Saturday 31st May 2008: 2.37am. Nuttily enough, I finished exams five days ago now - not that it quite seems that way despite that quite a lot has happened since then - and well, now there is definitely & absolutely no doubt that I'm done! It's been an interesting month - little bits done here & there, even was in the Student's Association last night for the last night of term which was lacklustre - a lot of people just seemed to not be there probably having already gone home.
As it's the 1st of June tomorrow (today now really), a LOT of people's contracts are up and so many students are spending this weekend cleaning, scrubbing and packing. Megan's house kicks out on Monday so she'll be moving in with me and Johanna for the summer and of course halls of residence closed today. This year due to how the weekdays have fallen there has been much less time than usual between end of exams and contracts running out - many people have spoken of feeling very rushed this year. Many others have spoken of their disappointment with how St. Andrews wound down.
I must echo those sentiments too. I had had high hopes only one month ago that people would put aside their bullshit and petty grudges and would just relax these last few weeks, enjoying the company of the people they have spent four long years with before the inevitable moving on. This is what happened end of Hull - we spent two lovely weeks basking in sunshine with our wider friend group - indeed, the Lawns didn't even kick us out of halls for was it three or four days after we were supposed to leave. We spent it relaxing, chatting, throwing frisbee, going for long walks and smoking a lot of weed. It was absolutely wonderful.

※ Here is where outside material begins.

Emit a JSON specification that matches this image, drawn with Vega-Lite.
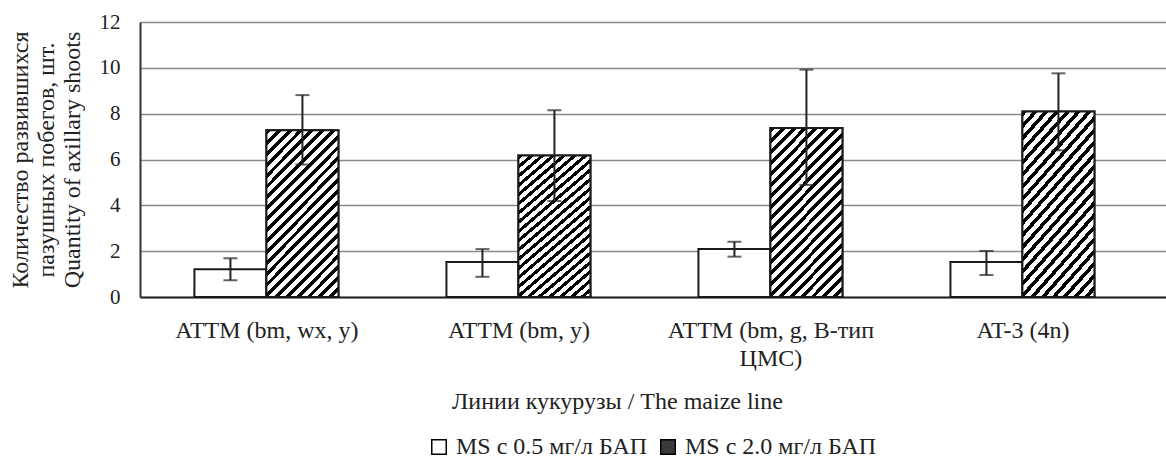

St. Andrews too has had the gorgeous weather these last two weeks. But I certainly wouldn't say most have been relishing one another's time together as water was put under the bridge and hatchets buried. No, if anything, people have been far more ugly & petty than I have ever seen them - it's like now they don't have to worry about repercussions, so they can be truly horrible to people. Rather than give up their grudges, they have given up on holding them back out of politeness' sake - I even had I- snarling spitefully at me a few days ago as she spat out about how little I must obviously know and understand her. She really is utterly miserable.
S- is somewhat better of late. She has a much improved attitude - less bombast, much more humble. She's much more pleasant to be around though terribly lonely as she has pretty much alienated everyone who knows her during the past two years. Both of the two of them have come off very badly from the events of precisely one year ago - the only participant who definitely has benefited is Megan. I probably have benefited too - it's been a solitary year for me, I have barely seen anyone outside the very immediate circle, but I have never felt lonely and I feel pretty happy with life.
The other thing I have noticed is that people seem really glad to be leaving here - their displays of loss & grief are far more out of fear of what is to come than any anticipation of missing people here. Is it just a delayed reaction perhaps out of denial or perhaps because no one bothers with particularly deep emotional connections here? Perhaps it's a mix. But I still get a sense that most here don't really have any deep connections with anyone else at all. Megan's lot have it good in this respect at least - they have suffered greatly together, and it has forged deep emotional connections despite themselves. Most of those in my class or friends of friends just don't seem to be too bothered really - they make a good show, but it's obviously surface deep. Just like most of St. Andrews - it's all about how it looks, not what it is.
It's all very silly really. I often laugh at it. However, my book (of which I have already written about 15,000 words) will be quite serious about the matter indeed because human beings shouldn't treat one another so. And the university will be most upset with what I say, most upset with me indeed. At least they'll come off better than Trinity College Dublin - I'll need to be careful there lest I get sued
Anyway, I'm tired so I'm going to go to bed. Oh HAPPY BIRTHDAY to this virtual diary which is now ten whole years old - yes, me and Kathryn broke up just over ten years ago now. That's some thought isn't it - I started this virtual diary back before the term 'blog' had been invented and here I am still at it - and reading my entries of May 1998 I am struck simultaneously by both how identical and how utterly improved & different I am today. The odd thing is that I am a more refined form of a more extreme version of my 1998 self - which is just plain weird, but I think fairly accurate. Despite that I was just banging on in this entry about precisely the same topics of this month ten years ago, I may occasionally even still have something interesting to say if not particularly fresh nor original! Ha! Anyway, good night everyone, and be happy!